Плутократова идиллия | страница 13



– Ну у вас и уголовные сравнения… Точно не зря наложен запрет на книгу… Не может же дело быть в концепции вашего романа.

– Это почему же? – удивлен Авксентий.

– Потому что – фантастика, плод воображения вашей головы.

– А кто вам сказал, что это плод моего ума?

– Как этот бред может быть правдой?

– Почему бред, и почему сразу правдой?

– А какой вариант вы еще предлагаете?

– Могу рассказать как эти, на ваш субъективный взгляд, бредовые идеи, попали на страницы моей книги.

– Давайте уж, не тяните.

– Вы же отказываетесь быть со мной откровенным.

– Ладно, ладно. Поедем ко мне домой, покажу письмо.

– А сейчас?

– Как сейчас, у меня с собой письма нет.

– А зачем, собственно, письмо? Пересказать не можете?

– Лучше покажу вам оригинал, так будет по правилам, честнее.

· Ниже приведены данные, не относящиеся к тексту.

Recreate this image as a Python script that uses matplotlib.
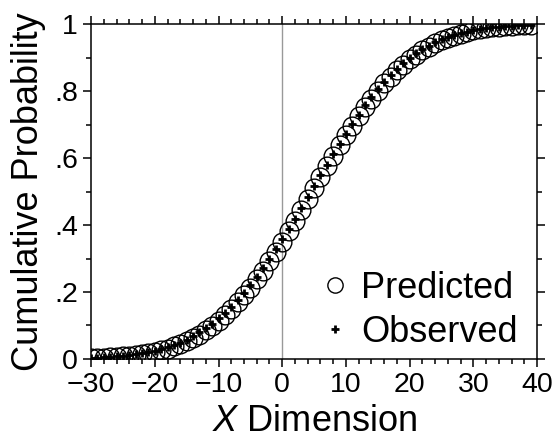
import numpy as np
import matplotlib
matplotlib.use("Agg")
import matplotlib.pyplot as plt
from matplotlib.ticker import MultipleLocator

plt.rcParams['font.family'] = ['Liberation Sans', 'DejaVu Sans']
plt.rcParams['mathtext.fontset'] = 'custom'
plt.rcParams['mathtext.it'] = 'Liberation Sans:italic'
plt.rcParams['mathtext.rm'] = 'Liberation Sans'

# x positions of the points (one per unit)
x_vals = list(range(-30, 40))

predicted = [
    0.002, 0.003, 0.004, 0.005, 0.006, 0.008, 0.009, 0.012, 0.014, 0.018,
    0.021, 0.026, 0.031, 0.038, 0.045, 0.053, 0.063, 0.073, 0.086, 0.099,
    0.114, 0.131, 0.149, 0.169, 0.190, 0.213, 0.238, 0.264, 0.292, 0.320,
    0.350, 0.381, 0.413, 0.445, 0.477, 0.510, 0.543, 0.575, 0.606, 0.638,
    0.668, 0.697, 0.725, 0.752, 0.777, 0.801, 0.823, 0.843, 0.862, 0.879,
    0.895, 0.909, 0.922, 0.933, 0.943, 0.952, 0.960, 0.966, 0.972, 0.977,
    0.981, 0.985, 0.987, 0.990, 0.992, 0.994, 0.995, 0.996, 0.997, 0.998,
]

observed = [
    0.003, 0.004, 0.005, 0.006, 0.008, 0.010, 0.012, 0.014, 0.017, 0.021,
    0.025, 0.030, 0.035, 0.042, 0.049, 0.058, 0.068, 0.079, 0.092, 0.105,
    0.121, 0.137, 0.156, 0.176, 0.197, 0.220, 0.245, 0.271, 0.298, 0.327,
    0.357, 0.388, 0.419, 0.451, 0.483, 0.516, 0.549, 0.580, 0.612, 0.643,
    0.673, 0.702, 0.730, 0.757, 0.782, 0.806, 0.828, 0.848, 0.867, 0.884,
    0.899, 0.913, 0.925, 0.936, 0.946, 0.955, 0.962, 0.968, 0.974, 0.978,
    0.982, 0.985, 0.988, 0.990, 0.992, 0.994, 0.995, 0.996, 0.997, 0.998,
]

y_ticks = [0, 0.2, 0.4, 0.6, 0.8, 1.0]
y_tick_labels = ['0', '.2', '.4', '.6', '.8', '1']
x_ticks = [-30, -20, -10, 0, 10, 20, 30, 40]
x_tick_labels = ['\u221230', '\u221220', '\u221210', '0', '10', '20', '30', '40']

fig = plt.figure(figsize=(5.52, 4.47), dpi=100)
ax = fig.add_axes([0.165, 0.197, 0.808, 0.749])

ax.axvline(0, color='#999999', lw=1.0, zorder=1)

ax.plot(x_vals, predicted, linestyle='none', marker='o', markersize=13.5,
        markerfacecolor='none', markeredgecolor='black', markeredgewidth=1.0,
        label='Predicted', zorder=3)
ax.plot(x_vals, observed, linestyle='none', marker='+', markersize=6,
        markeredgecolor='black', markeredgewidth=2.0,
        label='Observed', zorder=4)

ax.set_xlim(-30, 40)
ax.set_ylim(0, 1)
ax.set_xticks(x_ticks)
ax.set_xticklabels(x_tick_labels)
ax.set_yticks(y_ticks)
ax.set_yticklabels(y_tick_labels)
ax.xaxis.set_minor_locator(MultipleLocator(2))
ax.yaxis.set_minor_locator(MultipleLocator(0.1))

ax.tick_params(which='both', direction='out', top=True, right=True,
               labelsize=20.5, width=1.1, colors='black')
ax.tick_params(which='major', length=5.5, pad=4)
ax.tick_params(which='minor', length=3.5)
ax.tick_params(axis='x', labeltop=False)
ax.tick_params(axis='y', labelright=False)
for s in ax.spines.values():
    s.set_linewidth(1.1)

ax.set_xlabel(r'$\it{X}$ Dimension', fontsize=26, labelpad=4)
ax.set_ylabel('Cumulative Probability', fontsize=26, labelpad=6)

leg = ax.legend(loc='lower right', bbox_to_anchor=(0.996, -0.027), frameon=False,
                fontsize=26, handlelength=0.8, handletextpad=0.3,
                labelspacing=0.25, borderpad=0)
leg.legend_handles[0].set_markersize(11)

fig.savefig('out.png', dpi=100)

– Это другой разговор, – расплылся в улыбке писатель, – так вот, все эти конспирологические теории – не моя выдумка, и не выдумка каких-то безумцев на стороне. Они приходят ко мне во сне.

– Что, простите?

– Они мне снятся. Как и другие художники я многое черпаю из снов. Поначалу я записывал фрагменты в свой последний шпионско-приключенческий роман про агента Тихонова. Вскоре осознал: эти теории заслуживают полноценного, отдельного романа.

– Вы меня разыгрываете!

– Отнюдь!

– С трудом вам верю.

– Я же никак не могу вам это доказать.

– И вправду.

– Едем к вам домой?

– Что? Сейчас? Может в другой… Ну ладно, чего уж тут. Давайте.

– Вы на машине?

– Да.

– Где живете?

VIII

«Аркадий Аркадьевич. Мне некогда с вами любезничать. Не могу понять, почему после всех предупреждений вы продолжаете упорствовать? Все же лукавлю, понимаю, прекрасно понимаю все в деталях. Вы не верите в мою власть, в нашу власть и способность насолить вам. Напрасно. Не будьте так легкомысленны. Ну что ж, если мои сведенья о ваших с отцом уголовных делах недостаточны, вынужден сообщить, а в худшем случае разгласить, вашу постыдную причуду, о коей неведомо ни одной душе. Мы знаем о вашем увлечении (утрирую) запахами, массу которых сочли бы зловонием, а воспринять эту вонь в позитивном ключе никто не осмелится. Еще не догадались? А подумайте хорошенько, пораскиньте мозгами. А? Поняли наконец-то… да, да. Я пишу про ваше нечастое, но все же стыдливое занятие принюхиваться к вашему свежему, еще не затхлому поту или еще неостывшему запаху мочи на брюках…

Вы и вообразить не можете, о каких вещах нам известно».


Авксентий читал письмо, глаза Федоровича смотрели в другую сторону. Он не знал чем бы себя занять, как бы отвлечь себя от этого позора.